Семейная легенда гласит, что у Йозефа был брат — ярый нацист, уверовавший в их учение. Он и разнюхал «семейную тайну» прямо под носом: эти светловолосые, вполне арийской внешности Ронаи — на самом деле, кучка евреев и совершенно этого не скрывают. Он собирался их «разоблачить». Тут, как мне рассказывали, дедовы братья его и убили. Я не знаю, правда это или нет. Пожалуй, что правда.
В любом случае, как-то раз в дверь постучали нацисты. Мой прадед, импозантный мужчина с крепкими нервами, сообщил им, что они ошиблись, что им нужна квартира этажом ниже и, раз уж они зашли, похвастал своей чудесной дочуркой, светловолосой и голубоглазой.
Вскоре семья Ронаев убежала из Германии — помогли друзья — и поселилась в Чизике на западе Лондона. Говорили они по-немецки, были шумны и горды собой, несмотря на стесненные обстоятельства. Скоро они открыли гончарную мастерскую в Холланд-Парке. Один из моих прадедов рисовал, а картины выставлял на продажу на перилах Гайд-Парка.
Но бабушка моя осталась в Берлине. Ее удерживала любовь и ребенок — мой отец. Каким-то чудом она пережила войну. Моего отца эвакуировали из Западного Берлина на вертолете «Красного креста». Он запомнил лишь вшивое одеяло, от которого ужасно хотелось чесаться.
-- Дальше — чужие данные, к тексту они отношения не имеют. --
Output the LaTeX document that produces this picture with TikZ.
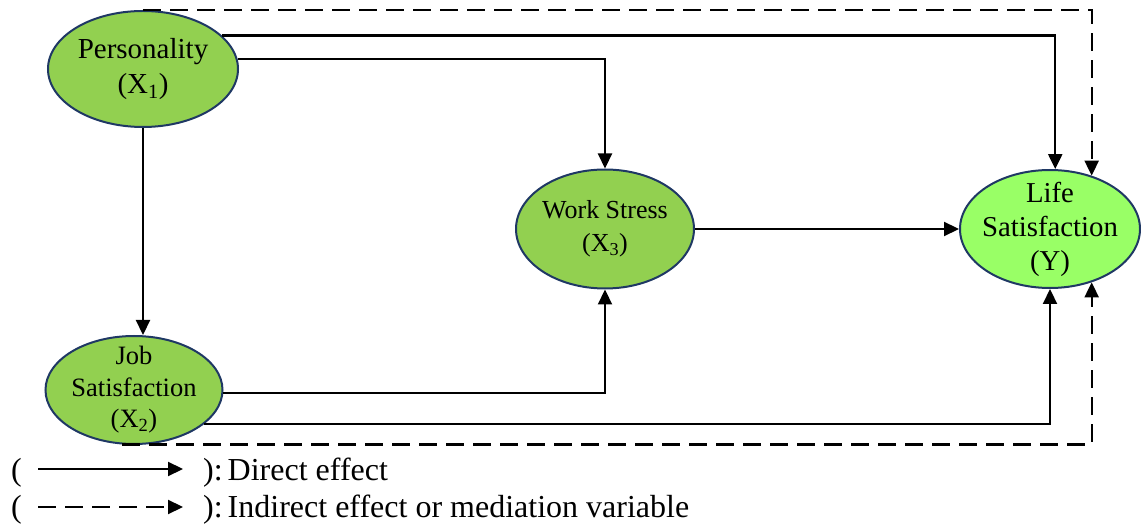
\documentclass[tikz,border=0pt]{standalone}
\usepackage{fontspec}
\setmainfont{Liberation Serif}
\usetikzlibrary{arrows.meta,shapes.geometric,calc}
\definecolor{nodegreen}{HTML}{92D050}
\definecolor{lifegreen}{HTML}{99FF66}
\definecolor{navyline}{HTML}{1F3864}
\begin{document}
\begin{tikzpicture}[x=1pt,y=-1pt,
  var/.style={ellipse, draw=navyline, line width=2pt, fill=nodegreen, inner sep=-30pt, align=center},
  eff/.style={line width=2.2pt, -{Triangle[length=15pt,width=14pt]}},
  ind/.style={eff, dash pattern=on 18pt off 9pt},
  legtext/.style={anchor=base west, inner sep=0pt, font=\fontsize{32}{38}\selectfont}
]
\useasboundingbox (0,0) rectangle (1141,526);

\node[var, minimum width=190pt, minimum height=116pt, font=\fontsize{29}{35}\selectfont] (P) at (143,69) {Personality\\(X\textsubscript{1})};
\node[var, minimum width=177pt, minimum height=108pt, font=\fontsize{26.5}{31.5}\selectfont] (J) at (134,390) {Job\\Satisfaction\\(X\textsubscript{2})};
\node[var, minimum width=178pt, minimum height=119pt, font=\fontsize{26}{33}\selectfont] (W) at (605,229) {Work Stress\\(X\textsubscript{3})};
\node[var, fill=lifegreen, minimum width=180pt, minimum height=118pt, font=\fontsize{28.8}{34}\selectfont] (L) at (1050,229) {Life\\Satisfaction\\(Y)};

% direct effects
\draw[eff] (P.23.8) -| (L.85.1);
\draw[eff] (P.6.7) -| (W.north);
\draw[eff] (P.south) -- (P.south |- J.north);
\draw[eff] (J.-2) -| (W.south);
\draw[eff] (J.-26.3) -| (L.south);
\draw[eff] (W.east) -- (L.west);
% indirect effects
\draw[ind] (P.north) -| (L.52.9);
\draw[ind] (J.258.4) -| (L.-52.9);

% legend
\node[legtext] (o1) at (11,481) {(};
\node[legtext] (c1) at (203,481) {):\kern5pt Direct effect};
\coordinate (a1s) at (38,469);
\coordinate (a1e) at (183,469);
\draw[eff] (a1s) -- (a1e);
\node[legtext] (o2) at (11,518) {(};
\node[legtext] (c2) at (203,518) {):\kern5pt Indirect effect or mediation variable};
\coordinate (a2s) at (38,507);
\coordinate (a2e) at (183,507);
\draw[ind] (a2s) -- (a2e);
\end{tikzpicture}
\end{document}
Однако эвакуироваться ей пришлось одной, без Йозефа. Его еще раньше отправили под Сталинград. По всей видимости, служил в он 44-ой пехотной дивизии, там было немало австрийцев. В январе 1943 все имеющиеся ресурсы истощились, дивизия обезлюдела и фактически прекратила свое существование.
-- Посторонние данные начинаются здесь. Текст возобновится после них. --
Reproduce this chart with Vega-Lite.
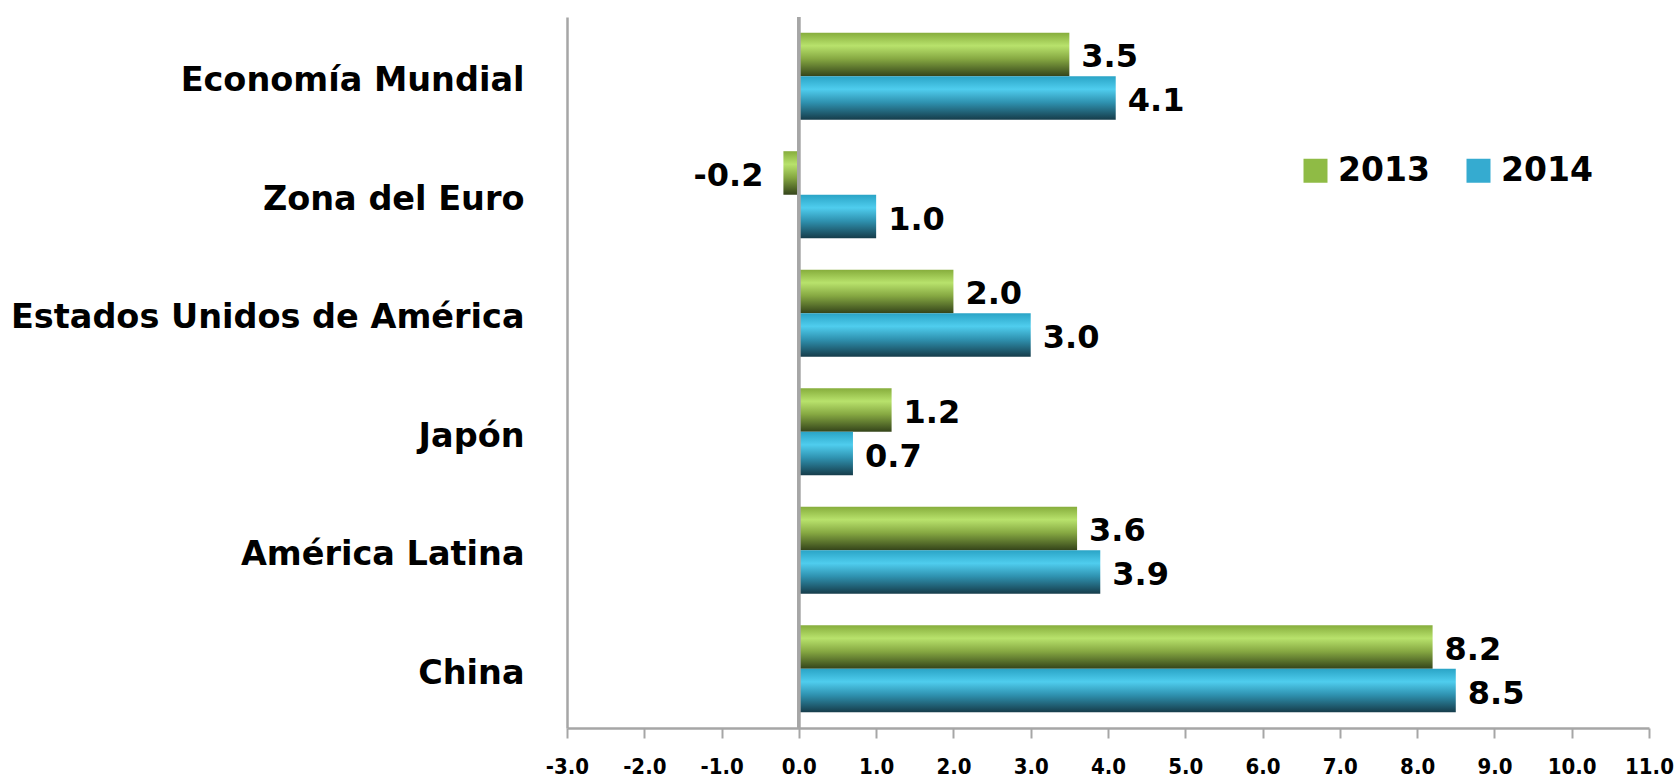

Каким-то непостижимым образом Йозеф все же выжил. Говорят, его полк попал под обстрел, взрывной волной обрушило стены и его завалило обломками. Говорят, он выжил, потому что был в хорошей форме благодаря футболу. И доброте русских. Мой дед попал в военный госпиталь, его лечили и, в конце концов, он встал на ноги.
Вне всяких сомнений, пришлось ему несладко. Домашние вообще решили, что он погиб. После войны, пройдя через лагерь для военнопленных, он вернулся в Вену, где, как гласит семейное предание, ему показали его собственное надгробие.
Несколько лет спустя он попал в Англию. Посмотрел игру «Арсенала» и сходил на Уимблдон. По-английски он не говорил. Жизнь изменилась. Еще через пару лет он умер.
Бабушка вспоминала «Ханси», но нечасто — больше перед смертью. Умерла она 15 лет назад. В моей семье, во всяком случае в бабушкиной родне, всегда с уважением и благодарностью относились к России и русским. Да, порой она задирала нос и вела себя с близкими как курица-наседка. Но она всегда помнила, что ее Йозефа спасли русские.
И вот я впервые попал в Волгоград, делать репортаж о первом матче сборной Англии на чемпионате мира против Туниса. Постоял под грозной статуей Родины-матери — этим призывом стоять насмерть и памятником механизированному безумию. Эти места настолько пропитаны кровью и памятью, что трогают за живое.
Несложно себе представить, пришлась бы Йозефу по душе сегодняшняя шумиха, гораздо более мирная. Во-первых, он бы и слушать не стал тех, кто поучает, как надо относиться к русским, да и к другим тоже. Он бы пожал руки старым знакомым и отправился смотреть футбол.